I spent a great deal of time planning each topic, setting up the “props” of what I was going to share, planning the placement of the phone/tripod combination, looking for good lighting. (But maybe, it's supposed to be about spontaneity?)

The actual “scope” was then followed by nervous, prolonged pacing through the house and consuming chocolate.  (See “Anxiety” above.)

Then, one had to review one’s own scope repeatedly to verify that yes, “everything I thought was wrong - was indeed wrong.”

And after that, one had to track the Periscopes of the group - followed by sending Facebook messages back and forth about how we each felt.

Also, when using the phone app, you have no way of knowing the length of each video. There is no time-stamp. (This is available if you watch via computer.) I found myself clicking out of the videos after only a minute or so.  (No offense, ladies.)

How long do you expect me to watch?

Periscope could be useful…

Periscope could be useful if I were doing my Jack Hanna imitation, and tracking the Giant 4-toed Ginger Backyard Bunny for an elementary school science class.
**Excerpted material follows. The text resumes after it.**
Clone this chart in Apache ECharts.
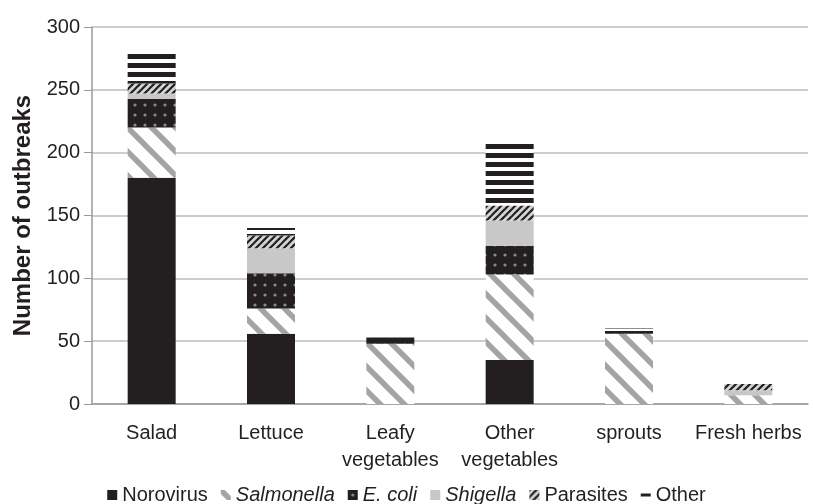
<!DOCTYPE html>
<html>
<head>
<meta charset="utf-8">
<script src="https://cdn.jsdelivr.net/npm/echarts@6/dist/echarts.min.js"></script>
<style>
  html, body { margin: 0; padding: 0; background: #fff; }
  #chart { width: 813px; height: 504px; }
</style>
</head>
<body>
<div id="chart"></div>
<script>
// data
var categories = ['Salad', 'Lettuce', 'Leafy\nvegetables', 'Other\nvegetables', 'sprouts', 'Fresh herbs'];
var norovirus  = [180, 56, 0, 35, 0, 0];
var salmonella = [40, 20, 48, 68, 56, 7];
var ecoli      = [23, 28, 5, 23, 2, 0];
var shigella   = [4, 20, 0, 20, 0, 4];
var parasites  = [8, 10, 0, 12, 0, 5];
var other      = [26, 6, 0, 49, 2, 0];
var yTicks = [0, 50, 100, 150, 200, 250, 300];

// fill patterns
function tile(w, h, draw) {
  var c = document.createElement('canvas');
  c.width = w; c.height = h;
  draw(c.getContext('2d'), w, h);
  return { image: c, repeat: 'repeat' };
}
var salmonellaFill = tile(24, 24, function (ctx, w, h) {
  ctx.fillStyle = '#fff'; ctx.fillRect(0, 0, w, h);
  ctx.strokeStyle = '#a4a4a4'; ctx.lineWidth = 5.5;
  [-24, 0, 24].forEach(function (c) {
    ctx.beginPath(); ctx.moveTo(-5, -5 + c); ctx.lineTo(29, 29 + c); ctx.stroke();
  });
});
var ecoliFill = tile(10, 10, function (ctx, w, h) {
  ctx.fillStyle = '#231f20'; ctx.fillRect(0, 0, w, h);
  ctx.fillStyle = '#8a8a8a';
  ctx.beginPath(); ctx.arc(5, 5, 1.6, 0, Math.PI * 2); ctx.fill();
});
var parasitesFill = tile(7, 7, function (ctx, w, h) {
  ctx.fillStyle = '#d4d4d4'; ctx.fillRect(0, 0, w, h);
  ctx.strokeStyle = '#231f20'; ctx.lineWidth = 2.2;
  [0, 7, 14].forEach(function (c) {
    ctx.beginPath(); ctx.moveTo(-3, c + 3); ctx.lineTo(c + 3, -3); ctx.stroke();
  });
});
var otherFill = tile(4, 9, function (ctx, w, h) {
  ctx.fillStyle = '#fff'; ctx.fillRect(0, 0, w, h);
  ctx.fillStyle = '#231f20'; ctx.fillRect(0, 0, w, 5);
});

var textColor = '#231f20';
var font = 'Liberation Sans, Arial, sans-serif';
var chart = echarts.init(document.getElementById('chart'));

function bar(name, data, fill) {
  return {
    name: name, type: 'bar', stack: 'total', data: data, barWidth: 48,
    itemStyle: { color: fill }, emphasis: { disabled: true }
  };
}

chart.setOption({
  animation: false,
  grid: { left: 92, right: 5, top: 27, bottom: 100 },
  legend: {
    top: 480, left: 'center', itemWidth: 10, itemHeight: 10, itemGap: 13,
    textStyle: { fontSize: 20, color: textColor, fontFamily: font,
      rich: { i: { fontStyle: 'italic', fontSize: 20, color: textColor, fontFamily: font } } },
    formatter: function (n) {
      return (n === 'Salmonella' || n === 'E. coli' || n === 'Shigella') ? '{i|' + n + '}' : n;
    },
    data: [
      { name: 'Norovirus', icon: 'rect' },
      { name: 'Salmonella', icon: 'rect' },
      { name: 'E. coli', icon: 'rect' },
      { name: 'Shigella', icon: 'rect' },
      { name: 'Parasites', icon: 'rect' },
      { name: 'Other', icon: 'path://M0,4h10v3h-10z', itemStyle: { color: textColor } }
    ]
  },
  xAxis: {
    type: 'category', data: categories,
    axisLine: { lineStyle: { color: '#9a9a9a', width: 1.5 } },
    axisTick: { alignWithLabel: false, length: 7, lineStyle: { color: '#9a9a9a' } },
    axisLabel: { interval: 0, hideOverlap: false, fontSize: 20, color: textColor, margin: 16,
      lineHeight: 27, fontFamily: font }
  },
  yAxis: {
    type: 'value', min: yTicks[0], max: yTicks[yTicks.length - 1], interval: 50,
    name: 'Number of outbreaks', nameLocation: 'middle', nameGap: 57,
    nameTextStyle: { fontSize: 24, fontWeight: 'bold', color: textColor, fontFamily: font },
    axisLine: { show: true, lineStyle: { color: '#9a9a9a', width: 1.5 } },
    axisTick: { show: true, length: 8, lineStyle: { color: '#9a9a9a' } },
    axisLabel: { fontSize: 20, color: textColor, margin: 12, fontFamily: font },
    splitLine: { lineStyle: { color: '#bdbdbd', width: 1.5 } }
  },
  series: [
    bar('Norovirus', norovirus, textColor),
    bar('Salmonella', salmonella, salmonellaFill),
    bar('E. coli', ecoli, ecoliFill),
    bar('Shigella', shigella, '#c8c8c8'),
    bar('Parasites', parasites, parasitesFill),
    bar('Other', other, otherFill)
  ]
});
</script>
</body>
</html>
Interactions with the school kids could be fun.

I also think Periscope could be useful if you, as the creative business owner, were to have a published Periscope schedule.  You could post a notice on your web site that you use Periscope every Monday at 3:00 p.m. EST for 5 minutes.  You could ask for questions about a topic for each “scope” or post a topic so followers could question or comment.  

And, I think a published schedule would also allow you to set the guidelines for respectful and successful interactions.

There are a variety of ways Periscope could be useful in one’s creative business…I may find some of these for myself…some day.

One thing I know “for sure”… if I do any Periscoping in the future, the screen will always be focused on whatever the topic is.  No more of this flipping back and forth between me and the topic.  That will eliminate one source of anxiety.  And then, I should be able to see and focus on the questions/comments.

I will admit I’m not particularly enthralled with the app and it’s use.  

If I am going to produce a video, I am going to take the time to craft it.  
If I am going to produce a video, I want it to be retrievable and re-viewable.

Yes, yes, yes, …. I hear you saying “but it’s supposed to be live streaming so you can interact with the viewers.”

Two wordsLandscape Photographer.  I like my solitude.

Succotash is…

It's a good thing the Hubster likes succotash.  This bowl won't go to waste. "Succotash in blue bowl." (c)Rebecca LaChance, 2106. Thurmont, MD.

It's a good thing the Hubster likes succotash.  This bowl won't go to waste. "Succotash in blue bowl." (c)Rebecca LaChance, 2106. Thurmont, MD.

...a combination of sweet corn and lima beans.  The combination of the two foods produces a dish high in essential amino acids - the building blocks of protein.

(I believe lima beans are a waste of natural resources such as earth, sun and water. I don’t like them. Never have.)

Periscope is a combination of…what?

….too many lima beans and very little corn?
 
I’m running out of analogies here, but the point is…I did not feel Periscope to be particularly nourishing, nor was it particularly beneficial during this challenge.  (Well...I DID get this blog post from it.)

Bottom line:

  • I committed to the challenge. 
  • I showed up each day. 
  • I put myself "out there"
  • I engaged and found what part of Periscope will work for me - if I ever decide to use it. 
  • I will Periscope on my own terms, in my own way.

Adult Me:  “I tried succotash and I still don’t like it.”

Until the next time…

Expect the best. Anything else is an adventure.

Rebecca

P.S.  Don't even try to find any of my scopes.  They will have all gone to Periscope heaven by the time you read this.